Henry Jenkins, media scholar and renowned co-author of Spreadable Media: Creating Value and Meaning in a Networked Culture, first coined the term participatory culture in 1992. Today, we live in a convergence culture that is participatory: Jenkins claims that we are no longer passive consumers of media, but are now strong contributors to the media we consume.
Jenkins, Ford, and Green use the term Spreadability to describe increasingly omnipresent forms of media circulation. Spreadability measures and describes the potential, in technical and cultural/social terms, for audiences to share content for their own purposes. It refers to the technical resources that make it easier to circulate certain types of content over others.
In contrast, they explain the term Stickiness as describing media content that stimulate deep audience engagement––potentially motivating them to share (or post, tweet, or insta) what they learned with others. These terms provide a framework for us journalists (and communicators abroad) to consider––keeping in mind the prevalence of Web 2.0 power players like YouTube.

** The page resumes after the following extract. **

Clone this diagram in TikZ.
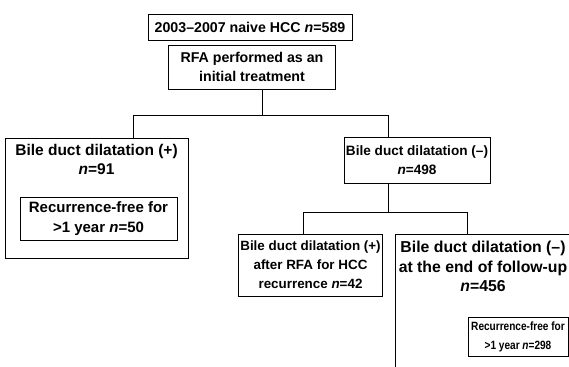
\documentclass[tikz,border=0pt]{standalone}
\usepackage{fontspec}
\setmainfont{Liberation Sans}
\newfontfamily\condB[FakeStretch=0.84]{Liberation Sans}
\newcommand\setfs[2]{\fontsize{#1}{#2}\selectfont\bfseries}
\begin{document}
\begin{tikzpicture}[x=1pt,y=-1pt,
  box/.style={draw, line width=0.9pt, align=center, inner sep=2pt},
  txt/.style={align=center, inner sep=2pt},
  conn/.style={line width=0.9pt}]
\useasboundingbox (0,0) rectangle (569,366);
\clip (0,0) rectangle (569,366);
% top level
\node[box, minimum width=204, minimum height=26, font=\setfs{14.2}{19}] (top) at (250,27) {2003--2007 naive HCC \textit{n}=589};
\node[box, minimum width=167, minimum height=44, font=\setfs{14.2}{19}] (rfa) at (252,67) {RFA performed as an\\initial treatment};
% left branch
\node[box, minimum width=183, minimum height=120, anchor=north west] (L) at (5,138) {};
\node[txt, anchor=north, font=\setfs{15.5}{19}] (Lt) at (96.5,142) {Bile duct dilatation (+)\\\textit{n}=91};
\node[box, minimum width=157, minimum height=43, font=\setfs{15}{19.5}] (Li) at (98.5,218.5) {Recurrence-free for\\>1 year \textit{n}=50};
% right branch
\node[box, minimum width=136, minimum height=46, font=\setfs{13.6}{18.5}] (R) at (417,160) {Bile duct dilatation (--)\\\textit{n}=498};
\node[box, minimum width=143, minimum height=62, font=\setfs{13.4}{19}] (M) at (310.5,265) {Bile duct dilatation (+)\\after RFA for HCC\\recurrence \textit{n}=42};
\node[box, minimum width=230, minimum height=180, anchor=north west] (RR) at (395,234) {};
\node[txt, anchor=north, font=\setfs{15.8}{19.5}] (RRt) at (483,239) {Bile duct dilatation (--)\\at the end of follow-up\\\textit{n}=456};
\node[box, minimum width=100, minimum height=39, font=\condB\setfs{12}{19}] (RRi) at (518,336.5) {Recurrence-free for\\>1 year \textit{n}=298};
% connectors
\coordinate (c0) at (262,115);
\coordinate (bl) at (133,115);
\coordinate (br) at (388,115);
\coordinate (c1) at (388,212);
\coordinate (b2l) at (303,212);
\coordinate (b2r) at (467,212);
\draw[conn] (rfa.south -| c0) -- (c0);
\draw[conn] (L.north -| bl) -- (bl) -- (br) -- (R.north -| br);
\draw[conn] (R.south -| c1) -- (c1);
\draw[conn] (M.north -| b2l) -- (b2l) -- (b2r) -- (RR.north -| b2r);
\end{tikzpicture}
\end{document}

If spreadability describes “the how” and stickiness describes “the what”, it seems we cannot measure one without the other. That said, how does one measure the potential for audiences to share content? Can we reach a quantifiable outcome? Doubtful, but it is important to understand that some media are sticky––”post me,” “share me,” “retweet me”––while its ability to reach other audiences for purposes of sharing (self-satisfying, economically inclined or otherwise) is a vital part of the Web 2.0 discourse.